As agentic AI systems move beyond static question answering into open-ended, tool-augmented, and multi-step real-world workflows, their increased authority poses greater risks of system misuse and operational failures. However, current evaluation practices remain fragmented, measuring isolated capabilities such as coding, hallucination, jailbreak resistance, or tool use in narrowly defined settings. We argue that the central limitation is not merely insufficient coverage of evaluation dimensions, but the lack of a principled notion of representativeness: an agent's trustworthiness should be assessed over a representative socio-technical scenario distribution rather than a collection of disconnected benchmark instances. To this end, we propose the Holographic Agent Assessment Framework (HAAF), a systematic evaluation paradigm that characterizes agent trustworthiness over a scenario manifold spanning task types, tool interfaces, interaction dynamics, social contexts, and risk levels. The framework integrates four complementary components: (i) static cognitive and policy analysis, (ii) interactive sandbox simulation, (iii) social-ethical alignment assessment, and (iv) a distribution-aware representative sampling engine that jointly optimizes coverage and risk sensitivity -- particularly for rare but high-consequence tail risks that conventional benchmarks systematically overlook. These components are connected through an iterative Trustworthy Optimization Factory.
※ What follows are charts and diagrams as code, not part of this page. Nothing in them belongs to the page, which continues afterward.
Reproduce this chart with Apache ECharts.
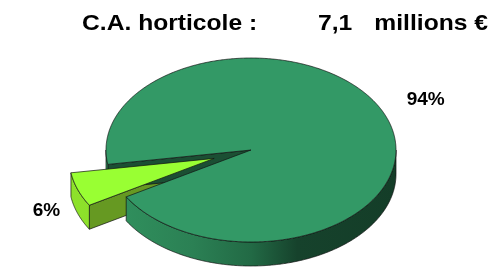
<!DOCTYPE html>
<html>
<head>
<meta charset="utf-8">
<script src="https://cdn.jsdelivr.net/npm/echarts@6/dist/echarts.min.js"></script>
<style>html,body{margin:0;padding:0;background:#fff}#c{width:492px;height:268px}</style>
</head>
<body>
<div id="c"></div>
<script>
// ---- data ----
const categories = ['Segment principal', 'Segment secondaire'];
const values = [94, 6];
const titleMain = 'C.A. horticole :';
const titleValue = '7,1';
const titleUnit = 'millions \u20ac';

// ---- style / layout ----
const startAngle = 171;          // screen degrees, clockwise
const explode = [0, 0.27];       // fraction of radius
const topColors = ['#339966', '#99ff33'];
const wallColors = ['#1b4f33', '#669922'];
const sideGrads = [
  [{offset:0,color:'#31935f'},{offset:0.3,color:'#2b8054'},{offset:0.5,color:'#226a45'},{offset:0.66,color:'#16422c'},{offset:1,color:'#143d28'}],
  [{offset:0,color:'#8ee22b'},{offset:1,color:'#7acb22'}]
];
const CX = 251, CY = 150, RX = 145, RY = 92, DEPTH = 24;
const FONT = '"Liberation Sans", Arial, sans-serif';

const total = values.reduce((a, b) => a + b, 0);
const slices = [];
let acc = startAngle;
values.forEach((v, i) => {
  const a1 = acc, a2 = acc + v / total * 360;
  acc = a2;
  const mid = (a1 + a2) / 2 * Math.PI / 180;
  const cx = CX + RX * explode[i] * Math.cos(mid);
  const cy = CY + RY * explode[i] * Math.sin(mid);
  slices.push({a1, a2, mid, cx, cy});
});

function rim(cx, cy, a, dy) {
  const r = a * Math.PI / 180;
  return [cx + RX * Math.cos(r), cy + dy + RY * Math.sin(r)];
}
function arc(cx, cy, a1, a2, dy) {
  const n = Math.max(2, Math.ceil(Math.abs(a2 - a1) * 2));
  const pts = [];
  for (let k = 0; k <= n; k++) pts.push(rim(cx, cy, a1 + (a2 - a1) * k / n, dy));
  return pts;
}
const edge = {stroke: '#111', lineWidth: 0.7, lineJoin: 'round'};

function renderItem(params, api) {
  const i = params.dataIndex;
  const s = slices[i];
  const children = [];
  const sideZ = explode[i] > 0 ? 1 : 2;
  // radial walls
  [[s.a1, -1], [s.a2, 1]].forEach(([a, dir]) => {
    const c = Math.cos(a * Math.PI / 180) * dir;
    if (c > 0) {
      const p = rim(s.cx, s.cy, a, 0), q = rim(s.cx, s.cy, a, DEPTH);
      children.push({type: 'polygon', z2: sideZ,
        shape: {points: [[s.cx, s.cy], p, q, [s.cx, s.cy + DEPTH]]},
        style: Object.assign({fill: wallColors[i]}, edge)});
    }
  });
  // outer curved wall (visible half: 0..180 mod 360)
  for (let k = -1; k <= 2; k++) {
    const lo = Math.max(s.a1, k * 360), hi = Math.min(s.a2, k * 360 + 180);
    if (hi > lo) {
      const top = arc(s.cx, s.cy, lo, hi, 0);
      const bot = arc(s.cx, s.cy, lo, hi, DEPTH).reverse();
      children.push({type: 'polygon', z2: sideZ,
        shape: {points: top.concat(bot)},
        style: Object.assign({fill: {type: 'linear', x: s.cx - RX, y: 0, x2: s.cx + RX, y2: 0,
          global: true, colorStops: sideGrads[i]}}, edge)});
    }
  }
  // top face
  children.push({type: 'polygon', z2: 10,
    shape: {points: [[s.cx, s.cy]].concat(arc(s.cx, s.cy, s.a1, s.a2, 0))},
    style: Object.assign({fill: topColors[i]}, edge)});
  // label
  const pct = Math.round(api.value(0) / total * 100) + '%';
  const cm = Math.cos(s.mid), sm = Math.sin(s.mid);
  let nx = cm / RX, ny = sm / RY;
  const nl = Math.hypot(nx, ny); nx /= nl; ny /= nl;
  const d = 40 - 12 * sm;
  const lx = s.cx + RX * cm + nx * d, ly = s.cy + RY * sm + ny * d + 3;
  children.push({type: 'text', z2: 20,
    style: {text: pct, x: lx, y: ly, align: 'center', verticalAlign: 'middle',
      fill: '#000', font: 'bold 19px ' + FONT}});
  return {type: 'group', children};
}

const chart = echarts.init(document.getElementById('c'), null, {renderer: 'canvas'});
chart.setOption({
  animation: false,
  backgroundColor: '#fff',
  graphic: [
    {type: 'text', left: 82, top: 13, scaleX: 1.12,
      style: {text: titleMain, fill: '#000', font: 'bold 22px ' + FONT}},
    {type: 'text', left: 318, top: 13, scaleX: 1.12,
      style: {text: titleValue, fill: '#000', font: 'bold 22px ' + FONT}},
    {type: 'text', right: 4, top: 13, scaleX: 1.12, originX: 0,
      style: {text: titleUnit, fill: '#000', font: 'bold 22px ' + FONT}}
  ],
  series: [{
    type: 'custom',
    coordinateSystem: 'none',
    renderItem,
    data: values.map((v, i) => ({name: categories[i], value: [v]}))
  }]
});
</script>
</body>
</html>
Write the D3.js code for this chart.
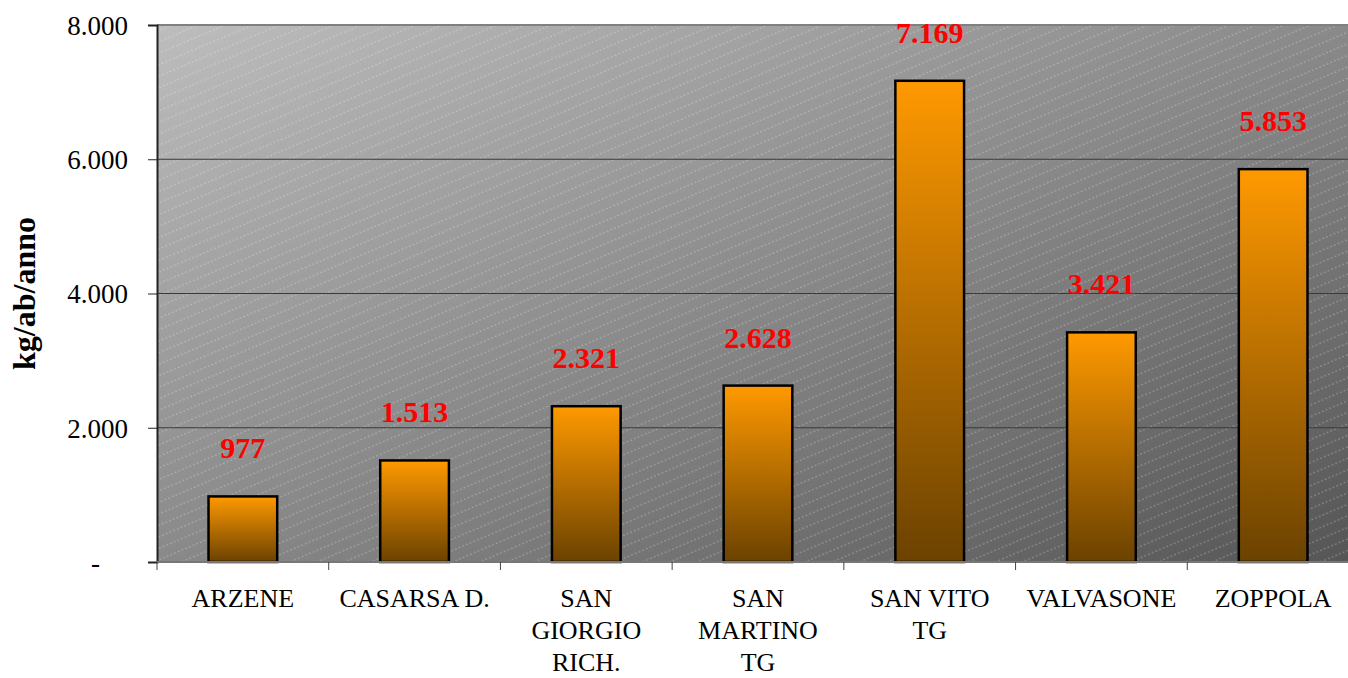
<!DOCTYPE html>
<html>
<head>
<meta charset="utf-8">
<script src="https://cdn.jsdelivr.net/npm/d3@7"></script>
<style>
  body { margin: 0; background: #fff; }
  svg { display: block; }
</style>
</head>
<body>
<svg id="chart"></svg>
<script>
// dati
const categories = ["ARZENE", "CASARSA D.", "SAN GIORGIO RICH.", "SAN MARTINO TG", "SAN VITO TG", "VALVASONE", "ZOPPOLA"];
const labelLines = [["ARZENE"], ["CASARSA D."], ["SAN", "GIORGIO", "RICH."], ["SAN", "MARTINO", "TG"], ["SAN VITO", "TG"], ["VALVASONE"], ["ZOPPOLA"]];
const values = [977, 1513, 2321, 2628, 7169, 3421, 5853];
const yTicks = [0, 2000, 4000, 6000, 8000];
const yTitle = "kg/ab/anno";

const width = 1348;
const height = 678;
const margin = { top: 25, right: -11, bottom: 116, left: 157 };
const font = "'Palatino Linotype', 'Book Antiqua', Palatino, 'Liberation Serif', serif";

const it = d3.formatLocale({ decimal: ",", thousands: ".", grouping: [3], currency: ["€", ""] });
const fmt = it.format(",d");

const svg = d3.select("#chart")
    .attr("width", width)
    .attr("height", height);

const defs = svg.append("defs");

// sfondo area grafico
const bg = defs.append("linearGradient")
    .attr("id", "bgGrad")
    .attr("x1", 0).attr("y1", 0).attr("x2", 1).attr("y2", 1);
bg.append("stop").attr("offset", "0%").attr("stop-color", "#bdbdbd");
bg.append("stop").attr("offset", "100%").attr("stop-color", "#555555");

const pat = defs.append("pattern")
    .attr("id", "hatch")
    .attr("patternUnits", "userSpaceOnUse")
    .attr("width", 40).attr("height", 10.6)
    .attr("patternTransform", "rotate(-23)");
pat.append("line")
    .attr("x1", 0).attr("y1", 5).attr("x2", 40).attr("y2", 5)
    .attr("stroke", "#ffffff")
    .attr("stroke-opacity", 0.32)
    .attr("stroke-width", 1)
    .attr("stroke-dasharray", "2,2");

// gradiente barre
const bar = defs.append("linearGradient")
    .attr("id", "barGrad")
    .attr("x1", 0).attr("y1", 0).attr("x2", 0).attr("y2", 1);
bar.append("stop").attr("offset", "0%").attr("stop-color", "#ff9900");
bar.append("stop").attr("offset", "100%").attr("stop-color", "#6b4200");

// scale
const x = d3.scaleBand()
    .domain(categories)
    .range([margin.left, width - margin.right])
    .padding(0);

const y = d3.scaleLinear()
    .domain([0, 8000])
    .range([height - margin.bottom, margin.top]);

const plotW = width - margin.right - margin.left;
const plotH = y(0) - y(8000);

svg.append("rect")
    .attr("x", margin.left).attr("y", margin.top)
    .attr("width", plotW).attr("height", plotH)
    .attr("fill", "url(#bgGrad)");
svg.append("rect")
    .attr("x", margin.left).attr("y", margin.top)
    .attr("width", plotW).attr("height", plotH)
    .attr("fill", "url(#hatch)");

// griglia
svg.append("g")
    .selectAll("line")
    .data(yTicks.filter(d => d > 0 && d < 8000))
    .enter().append("line")
    .attr("x1", margin.left).attr("x2", width)
    .attr("y1", d => y(d)).attr("y2", d => y(d))
    .attr("stroke", "#3a3a3a")
    .attr("stroke-width", 1);

// bordo superiore
svg.append("line")
    .attr("x1", margin.left).attr("x2", width)
    .attr("y1", y(8000)).attr("y2", y(8000))
    .attr("stroke", "#808080")
    .attr("stroke-width", 2);

// barre
const bw = x.bandwidth() * 0.4;
svg.selectAll(".bar")
    .data(values)
    .enter().append("rect")
    .attr("class", "bar")
    .attr("x", (d, i) => x(categories[i]) + (x.bandwidth() - bw) / 2)
    .attr("y", d => y(d))
    .attr("width", bw)
    .attr("height", d => y(0) - y(d))
    .attr("fill", "url(#barGrad)")
    .attr("stroke", "#000")
    .attr("stroke-width", 2.5);

// etichette valori
svg.selectAll(".label")
    .data(values)
    .enter().append("text")
    .attr("class", "label")
    .attr("x", (d, i) => x(categories[i]) + x.bandwidth() / 2)
    .attr("y", d => y(d) - 38)
    .attr("text-anchor", "middle")
    .style("font-family", font)
    .style("font-size", "30px")
    .style("font-weight", "bold")
    .style("fill", "#ff0000")
    .text(d => fmt(d));

// asse Y
const yAxis = svg.append("g")
    .attr("transform", `translate(${margin.left},0)`)
    .call(d3.axisLeft(y).tickValues(yTicks).tickSize(9).tickPadding(0)
        .tickFormat(d => d === 0 ? "-" : fmt(d)));
yAxis.select(".domain").attr("stroke", "#222").attr("stroke-width", 2);
yAxis.selectAll(".tick line").attr("stroke", "#222").attr("stroke-width", 1);
yAxis.selectAll(".tick text")
    .attr("x", d => d === 0 ? -57 : -29)
    .attr("dy", "0.35em")
    .style("font-family", font)
    .style("font-size", "27px")
    .style("fill", "#000");

// asse X
const xAxis = svg.append("g")
    .attr("transform", `translate(0,${y(0)})`);
xAxis.append("line")
    .attr("x1", margin.left).attr("x2", width)
    .attr("y1", 0).attr("y2", 0)
    .attr("stroke", "#777")
    .attr("stroke-width", 2);
xAxis.selectAll(".sep")
    .data(categories)
    .enter().append("line")
    .attr("class", "sep")
    .attr("x1", d => x(d)).attr("x2", d => x(d))
    .attr("y1", 0).attr("y2", 8)
    .attr("stroke", "#444")
    .attr("stroke-width", 1);

const xl = xAxis.selectAll(".xlab")
    .data(labelLines)
    .enter().append("text")
    .attr("class", "xlab")
    .attr("text-anchor", "middle")
    .style("font-family", font)
    .style("font-size", "26px")
    .style("fill", "#000");
xl.selectAll("tspan")
    .data((d, i) => d.map(t => ({ t, i })))
    .enter().append("tspan")
    .attr("x", d => x(categories[d.i]) + x.bandwidth() / 2)
    .attr("y", (d, j) => 45 + j * 32)
    .text(d => d.t);

// titolo asse Y
svg.append("text")
    .attr("transform", `translate(35,${(y(0) + y(8000)) / 2}) rotate(-90)`)
    .attr("text-anchor", "middle")
    .style("font-family", font)
    .style("font-size", "32px")
    .style("font-weight", "bold")
    .style("fill", "#000")
    .text(yTitle);
</script>
</body>
</html>
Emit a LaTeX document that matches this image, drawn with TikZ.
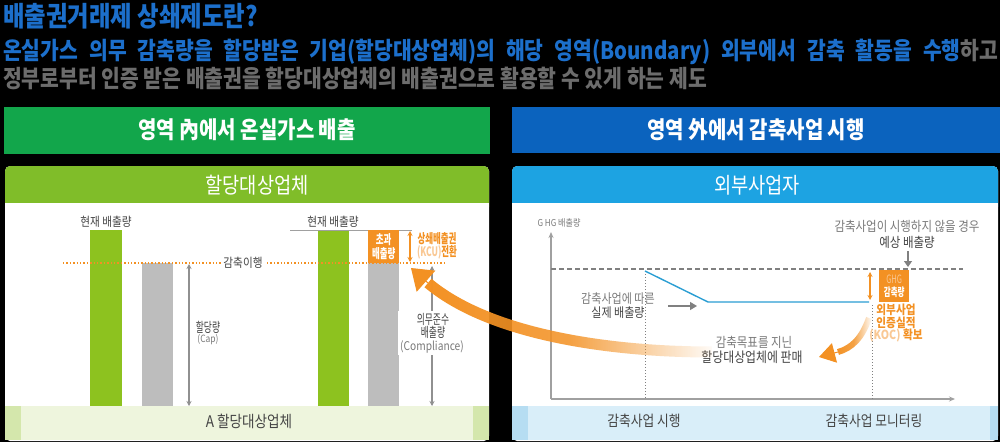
\documentclass[tikz,border=0pt]{standalone}
\usepackage{fontspec}
\setmainfont{Noto Sans CJK KR}[FakeStretch=0.85]
\newfontfamily\narrowfont{Noto Sans CJK KR}[FakeStretch=0.65]
\usepackage{xcolor}
\usetikzlibrary{positioning,arrows.meta,fadings}

\definecolor{titleblue}{HTML}{1C6FCB}
\definecolor{textgray}{HTML}{6C6C6C}
\definecolor{bargreen}{HTML}{12A64B}
\definecolor{barblue}{HTML}{0B63BE}
\definecolor{leafgreen}{HTML}{80BD29}
\definecolor{skyblue}{HTML}{1DA3E2}
\definecolor{limegreen}{HTML}{8DC21F}
\definecolor{barsgray}{HTML}{BDBDBD}
\definecolor{kcuorange}{HTML}{F39123}
\definecolor{lightorange}{HTML}{F9C894}
\definecolor{bandgreen}{HTML}{EEF5DD}
\definecolor{stripgreen}{HTML}{D4E7AC}
\definecolor{bandblue}{HTML}{D9EEF9}
\definecolor{stripblue}{HTML}{B6DDF2}
\definecolor{linecyan}{HTML}{2A9ED3}
\definecolor{axisgray}{HTML}{A0A0A0}
\definecolor{labelgray}{HTML}{7A7A7A}
\definecolor{darkgray}{HTML}{444444}

\newcommand{\fsz}[2]{\fontsize{#1}{#2}\selectfont}

\tikzfading[name=fade tail, left color=transparent!0, right color=transparent!100, middle color=transparent!15]

\tikzset{
  txt/.style={inner sep=0pt, align=center},
  dimgray/.style={{Stealth[length=5pt,width=5pt]}-{Stealth[length=5pt,width=5pt]}, line width=1.2pt, draw=axisgray!90!black},
  dimorange/.style={{Stealth[length=5pt,width=5pt]}-{Stealth[length=5pt,width=5pt]}, line width=1.2pt, draw=kcuorange},
  axis/.style={-{Stealth[length=6pt,width=5pt]}, line width=1.3pt, draw=axisgray},
}

\begin{document}
\begin{tikzpicture}[x=1pt, y=-1pt]
  \fill[black] (0,0) rectangle (1000,442);
  \useasboundingbox (0,0) rectangle (1000,442);

  % Title
  \node (title) [anchor=west, txt, font=\bfseries\fsz{27.5}{29}, text=titleblue] at (3,16) {배출권거래제 상쇄제도란?};
  \node (desc1) [anchor=west, txt, font=\bfseries\fsz{24}{26}] at (3,52) {\makebox[995pt][s]{\color{titleblue}온실가스 의무 감축량을 할당받은 기업(할당대상업체)의 해당 영역(Boundary) 외부에서 감축 활동을 수행\color{textgray}하고}};
  \node (desc2) [anchor=west, txt, font=\bfseries\fsz{24}{26}, text=textgray] at (3,78) {정부로부터 인증 받은 배출권을 할당대상업체의 배출권으로 활용할 수 있게 하는 제도};

  % Header bars
  \fill[bargreen] (4,107) rectangle (490,154);
  \fill[barblue] (512,107) rectangle (1000,153);
  \node (inside) [txt, font=\bfseries\fsz{23.5}{25}, text=white] at (247,130) {영역 內에서 온실가스 배출};
  \node (outside) [txt, font=\bfseries\fsz{23.5}{25}, text=white] at (756,130) {영역 外에서 감축사업 시행};

  % Panels
  \fill[white, rounded corners=5pt] (5,166) rectangle (489,441);
  \fill[leafgreen, rounded corners=5pt] (5,166) rectangle (489,212);
  \fill[white] (5,203) rectangle (489,214);
  \fill[bandgreen] (5,406) rectangle (489,440);
  \fill[stripgreen] (5,406) rectangle (21,440);
  \fill[stripgreen] (473,406) rectangle (489,440);

  \fill[white, rounded corners=5pt] (512,166) rectangle (998,441);
  \fill[skyblue, rounded corners=5pt] (512,166) rectangle (998,212);
  \fill[white] (512,203) rectangle (998,214);
  \fill[bandblue] (512,406) rectangle (998,440);
  \fill[stripblue] (512,406) rectangle (528,440);
  \fill[stripblue] (990,406) rectangle (998,440);

  \node (firm) [txt, font=\fsz{22}{24}, text=white] at (257,185) {할당대상업체};
  \node (extern) [txt, font=\fsz{22}{24}, text=white] at (757,185) {외부사업자};
  \node (firmA) [txt, font=\fsz{16}{18}, text=darkgray] at (249,421) {A 할당대상업체};
  \node (doproj) [txt, font=\fsz{15}{18}, text=darkgray] at (644,421) {감축사업 시행};
  \node (monitor) [txt, font=\fsz{15}{18}, text=darkgray] at (874,421) {감축사업 모니터링};

  % Left bars
  \fill[limegreen] (90,230) rectangle (122,406);
  \fill[barsgray] (142,263) rectangle (173,406);
  \fill[limegreen] (318,230) rectangle (349,406);
  \fill[barsgray] (368,263) rectangle (399,406);
  \draw[axisgray, line width=0.8pt] (290,230.5) -- (412,230.5);
  \node (excess) [fill=kcuorange, minimum width=31pt, minimum height=33pt, inner sep=0pt, anchor=north west, align=center, font=\bfseries\narrowfont\fsz{13}{13.5}, text=white] at (368,230) {초과\\배출량};

  \node (now1) [txt, font=\fsz{12.5}{14}, text=darkgray] at (106,222) {현재 배출량};
  \node (now2) [txt, font=\fsz{12.5}{14}, text=darkgray] at (333,222) {현재 배출량};

  % Dotted level
  \coordinate (lvlL) at (63,263);
  \coordinate (lvlR) at (447,263);
  \draw[kcuorange, line width=1.4pt, dotted] (lvlL) -- (lvlR);
  \node (ihaeng) [fill=white, inner sep=2pt, font=\fsz{12.5}{14}, text=darkgray] at (243,263) {감축이행};

  % Dimension arrows
  \coordinate (capT) at (189,264);
  \coordinate (capB) at (189,406);
  \draw[dimgray] (capT) -- (capB);
  \node (cap) [txt, font=\narrowfont\fsz{13.5}{14}, text=darkgray] at (208,327) {할당량};
  \node (capen) [txt, font=\fsz{10}{11}, text=labelgray] at (208,340) {(Cap)};

  \coordinate (kcuT) at (410,231);
  \coordinate (kcuB) at (410,262);
  \draw[dimorange] (kcuT) -- (kcuB);
  \node (kcu) [txt, font=\bfseries\narrowfont\fsz{13}{13}, text=kcuorange] at (437,246) {상쇄배출권\\{\color{lightorange}(KCU)}전환};

  \coordinate (compT) at (432,266);
  \coordinate (compB) at (432,406);
  \draw[dimgray] (compT) -- (compB);
  \node (comp) [fill=white, inner sep=2pt, align=center, font=\fsz{12}{13}, text=darkgray] at (432,333) {{\narrowfont\fsz{13.5}{13} 의무준수}\\{\narrowfont\fsz{13.5}{13} 배출량}\\{\color{labelgray}(Compliance)}};

  % Right chart
  \node (ghg) [txt, font=\fsz{9.5}{11}, text=labelgray] at (559,223) {G HG 배출량};
  \coordinate (origin) at (551,399);
  \coordinate (ytop) at (551,232);
  \coordinate (xend) at (955,399);
  \draw[axis] (origin) -- (ytop);
  \draw[axis] (origin) -- (xend);

  \coordinate (baseL) at (551,269);
  \coordinate (baseR) at (963,269);
  \draw[gray, line width=1.8pt, dash pattern=on 5pt off 3pt] (baseL) -- (baseR);

  \coordinate (startT) at (645,271);
  \coordinate (startB) at (645,399);
  \draw[gray, line width=1pt, dotted] (startT) -- (startB);
  \coordinate (monT) at (872,305);
  \coordinate (monB) at (872,399);
  \draw[gray, line width=1pt, dotted] (monT) -- (monB);

  \coordinate (drop) at (708,302);
  \coordinate (flatR) at (869,302);
  \draw[linecyan, line width=1.4pt] (startT) -- (drop) -- (flatR);

  \coordinate (redT) at (870,272);
  \coordinate (redB) at (870,300);
  \draw[dimorange] (redT) -- (redB);
  \node (cut) [fill=kcuorange, minimum width=30pt, minimum height=32pt, inner sep=0pt, anchor=north west, align=center, font=\narrowfont\fsz{11.5}{12.5}] at (879,270) {{\color{lightorange}GHG}\\{\bfseries\color{white}감축량}};
  \node (koc) [txt, anchor=north, font=\bfseries\fsz{12.5}{12.5}, text=kcuorange] at (896,304) {외부사업\\인증실적\\{\color{lightorange}(KOC)} 확보};

  \node (nodo) [txt, font=\fsz{13.5}{16}, text=labelgray] at (907,226) {감축사업이 시행하지 않을 경우};
  \node (expect) [txt, font=\fsz{13.5}{16}, text=darkgray] at (907,242) {예상 배출량};
  \coordinate (expT) at (908,251);
  \coordinate (expB) at (908,267);
  \draw[gray, line width=1.3pt, -{Triangle[length=6pt,width=8pt]}] (expT) -- (expB);

  \node (actual) [txt, font=\fsz{13}{15}, text=labelgray] at (618,299) {감축사업에 따른};
  \node (actual2) [txt, font=\fsz{13}{15}, text=darkgray] at (618,313) {실제 배출량};
  \coordinate (actA) at (668,306);
  \coordinate (actB) at (697,306);
  \draw[gray, line width=1.3pt, -{Triangle[length=7pt,width=8pt]}] (actA) -- (actB);

  \node (sell) [txt, font=\fsz{13.5}{16}, text=labelgray] at (754,342) {감축목표를 지닌};
  \node (sell2) [txt, font=\fsz{14}{16}, text=darkgray] at (752,357) {할당대상업체에 판매};

  % Orange transfer arrows
  \coordinate (bigtail) at (712,352);
  \coordinate (bigneck) at (428,283);
  \coordinate (bigtip) at (411,268);
  \draw[kcuorange, line width=11pt, path fading=fade tail] (bigtail) .. controls (610,352) and (490,335) .. (bigneck);
  \draw[kcuorange, line width=1pt, -{Triangle[length=20pt,width=28pt]}] (bigneck) -- (bigtip);

  \coordinate (smalltail) at (869,318);
  \coordinate (smallneck) at (838,352);
  \coordinate (smalltip) at (819,357);
  \draw[kcuorange, line width=6pt, path fading=fade tail] (smalltail) .. controls (862,338) and (852,348) .. (smallneck);
  \draw[kcuorange, line width=1pt, -{Triangle[length=16pt,width=20pt]}] (smallneck) -- (smalltip);
\end{tikzpicture}
\end{document}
Through cycles of red-team probing and blue-team hardening, this paradigm progressively narrows the vulnerabilities to meet deployment standards, shifting agent evaluation from benchmark islands toward representative, real-world trustworthiness. Code and data for the illustrative instantiation are available at https://github.com/TonyQJH/haaf-pilot.

🔍 Key Points

  • Introduces the Holographic Agent Assessment Framework (HAAF) for evaluating trustworthiness in agentic AI systems over a scenario manifold rather than isolated benchmarks.
  • Identifies representativeness as a critical gap in current evaluation practices, emphasizing the need for distribution-aware assessments to capture real-world risk and complexity.
  • Proposes an iterative evaluation methodology via the Trustworthy Optimization Factory, which incorporates red-team probing and blue-team hardening to systematically improve AI safety pre-deployment.
  • Demonstrates the framework's feasibility through an illustrative instantiation with a complete cycle of vulnerability exposure and corrective interventions, showing measurable improvements in trustworthiness.

💡 Why This Paper Matters

This paper addresses a significant gap in the evaluation of agentic AI systems by shifting focus from fragmented benchmark scores to a holistic assessment framework that captures real-world complexities and risks. The HAAF framework offers a structured method to enhance the trustworthiness of AI deployments, thereby contributing to safer integration of these technologies in diverse environments.

🎯 Why It's Interesting for AI Security Researchers

AI security researchers will find this paper relevant as it outlines a comprehensive methodology for evaluating AI systems' safety and reliability, particularly in scenarios where failures can lead to significant consequences. Understanding how to assess and mitigate vulnerabilities systematically is critical for developing secure AI applications, especially as these systems gain more autonomy and responsibility in real-world tasks.